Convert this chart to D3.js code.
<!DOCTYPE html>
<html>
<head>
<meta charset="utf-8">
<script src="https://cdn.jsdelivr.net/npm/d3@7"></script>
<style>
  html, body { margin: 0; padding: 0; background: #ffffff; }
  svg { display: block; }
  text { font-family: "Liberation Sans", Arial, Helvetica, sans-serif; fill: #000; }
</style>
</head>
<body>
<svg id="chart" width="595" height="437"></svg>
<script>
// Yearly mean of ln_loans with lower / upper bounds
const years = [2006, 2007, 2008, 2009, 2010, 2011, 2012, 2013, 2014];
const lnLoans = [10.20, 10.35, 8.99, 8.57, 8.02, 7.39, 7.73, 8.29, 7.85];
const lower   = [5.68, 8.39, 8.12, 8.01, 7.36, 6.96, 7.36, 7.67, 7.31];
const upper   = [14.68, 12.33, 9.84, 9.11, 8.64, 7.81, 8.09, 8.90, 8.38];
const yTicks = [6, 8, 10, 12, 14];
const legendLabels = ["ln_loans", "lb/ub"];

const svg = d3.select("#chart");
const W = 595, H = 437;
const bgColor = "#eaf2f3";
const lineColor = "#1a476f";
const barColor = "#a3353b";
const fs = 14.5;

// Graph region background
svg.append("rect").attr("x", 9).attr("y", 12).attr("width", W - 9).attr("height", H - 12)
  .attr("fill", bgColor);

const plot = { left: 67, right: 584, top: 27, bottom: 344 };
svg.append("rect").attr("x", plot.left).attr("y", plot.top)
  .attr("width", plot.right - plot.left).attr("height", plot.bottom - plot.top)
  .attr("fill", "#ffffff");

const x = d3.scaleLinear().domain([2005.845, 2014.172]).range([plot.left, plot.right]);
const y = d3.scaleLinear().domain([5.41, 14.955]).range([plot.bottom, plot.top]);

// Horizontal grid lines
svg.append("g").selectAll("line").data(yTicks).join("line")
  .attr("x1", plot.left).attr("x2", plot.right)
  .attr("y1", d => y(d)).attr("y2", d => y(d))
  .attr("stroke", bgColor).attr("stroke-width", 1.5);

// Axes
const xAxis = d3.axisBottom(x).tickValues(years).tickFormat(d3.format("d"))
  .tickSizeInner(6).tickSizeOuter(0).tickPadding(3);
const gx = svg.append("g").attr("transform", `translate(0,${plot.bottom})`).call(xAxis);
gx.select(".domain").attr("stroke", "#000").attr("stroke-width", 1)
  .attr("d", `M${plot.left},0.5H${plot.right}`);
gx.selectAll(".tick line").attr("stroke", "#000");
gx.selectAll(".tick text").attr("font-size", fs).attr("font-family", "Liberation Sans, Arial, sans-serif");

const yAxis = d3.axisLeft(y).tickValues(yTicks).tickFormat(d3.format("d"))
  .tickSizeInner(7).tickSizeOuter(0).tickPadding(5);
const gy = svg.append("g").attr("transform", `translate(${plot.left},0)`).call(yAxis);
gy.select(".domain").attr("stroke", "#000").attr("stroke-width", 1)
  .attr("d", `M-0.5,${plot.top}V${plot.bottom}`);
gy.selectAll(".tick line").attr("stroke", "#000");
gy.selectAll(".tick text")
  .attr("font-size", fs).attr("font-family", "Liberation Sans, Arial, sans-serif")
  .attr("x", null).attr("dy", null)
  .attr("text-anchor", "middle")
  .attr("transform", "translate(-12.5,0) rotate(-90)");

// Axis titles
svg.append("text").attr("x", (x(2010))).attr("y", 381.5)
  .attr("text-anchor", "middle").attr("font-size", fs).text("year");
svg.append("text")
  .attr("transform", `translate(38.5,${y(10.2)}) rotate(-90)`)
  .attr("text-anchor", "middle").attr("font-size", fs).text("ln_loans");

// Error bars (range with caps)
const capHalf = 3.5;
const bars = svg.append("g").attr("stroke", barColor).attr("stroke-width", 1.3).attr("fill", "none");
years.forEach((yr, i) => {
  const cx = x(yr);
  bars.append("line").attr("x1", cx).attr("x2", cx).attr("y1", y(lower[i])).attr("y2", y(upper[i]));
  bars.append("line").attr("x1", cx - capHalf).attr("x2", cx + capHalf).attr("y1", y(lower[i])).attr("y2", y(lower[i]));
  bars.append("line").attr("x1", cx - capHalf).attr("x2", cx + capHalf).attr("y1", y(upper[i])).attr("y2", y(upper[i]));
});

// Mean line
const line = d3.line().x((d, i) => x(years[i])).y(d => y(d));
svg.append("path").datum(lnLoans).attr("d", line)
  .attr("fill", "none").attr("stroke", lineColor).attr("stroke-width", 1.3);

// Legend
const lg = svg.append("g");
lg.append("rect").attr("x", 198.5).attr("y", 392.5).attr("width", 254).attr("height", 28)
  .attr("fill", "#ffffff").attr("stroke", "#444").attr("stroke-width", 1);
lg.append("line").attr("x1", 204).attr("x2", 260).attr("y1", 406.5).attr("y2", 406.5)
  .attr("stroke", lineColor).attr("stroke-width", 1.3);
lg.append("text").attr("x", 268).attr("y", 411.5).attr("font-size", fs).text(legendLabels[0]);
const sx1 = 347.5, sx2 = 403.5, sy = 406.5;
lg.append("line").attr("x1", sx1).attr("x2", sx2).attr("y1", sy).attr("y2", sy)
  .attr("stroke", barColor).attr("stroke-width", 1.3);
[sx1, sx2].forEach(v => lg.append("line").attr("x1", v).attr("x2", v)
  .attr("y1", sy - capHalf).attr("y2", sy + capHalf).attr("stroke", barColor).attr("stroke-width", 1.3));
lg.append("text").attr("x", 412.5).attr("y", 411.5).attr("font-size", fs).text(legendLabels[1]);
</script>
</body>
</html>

• **Work to be completed**
Establish how many lines of the material above hold the word "chart". Nothing but the count should be returned.

• **Task result**
3